District Court rejects alarm company’s bid to escape vicarious liability under TCPA
On April 3, the U.S. District Court for the Northern District of West Virginia denied an alarm company’s motion for summary judgment in multi-district litigation consisting of approximately 30 cases alleging the company is vicariously liable for the telemarketing conduct of its authorized retailers in violation of the TCPA. The company moved for summary judgment arguing, among other things, that it is not a “seller” governed by the TCPA and no evidence exists of an agency relationship between the company and the authorized retailers.

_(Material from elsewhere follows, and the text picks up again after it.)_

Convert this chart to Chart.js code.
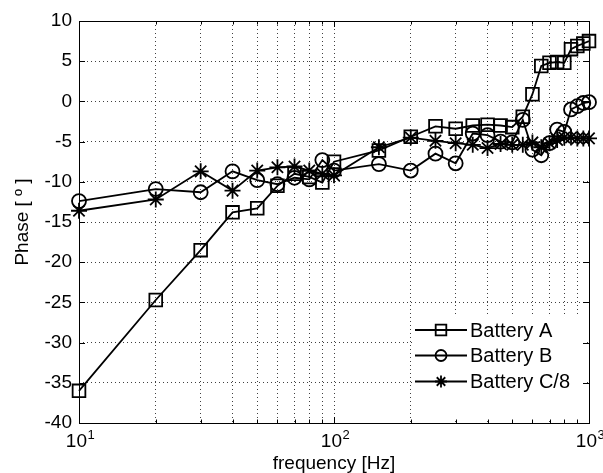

The court rejected these arguments, finding a genuine dispute of material fact as to the agency relationship based on “substantial evidence of the [the company’s] control over its dealers’ sales tactics,” including “the right to control the manner and means by which its Authorized dealers sold [the company]’s services and exercis[ed] that control.” Moreover, the court determined that the company was aware of the allegedly unlawful telemarketing calls through “dozens of complaints involving hundreds of consumers” but failed to take measures to address the problem. As for whether the company was considered a “seller” under the TCPA, the court noted that the authorized dealers worked exclusively for the company, the company had the right of first refusal to purchase the contracts sold by the dealers, the company was “totally dependent” on the dealers’ success, and the telemarketing calls were made to increase the flow of consumers to both the dealers and the company, therefore making the company a “seller” under the TCPA.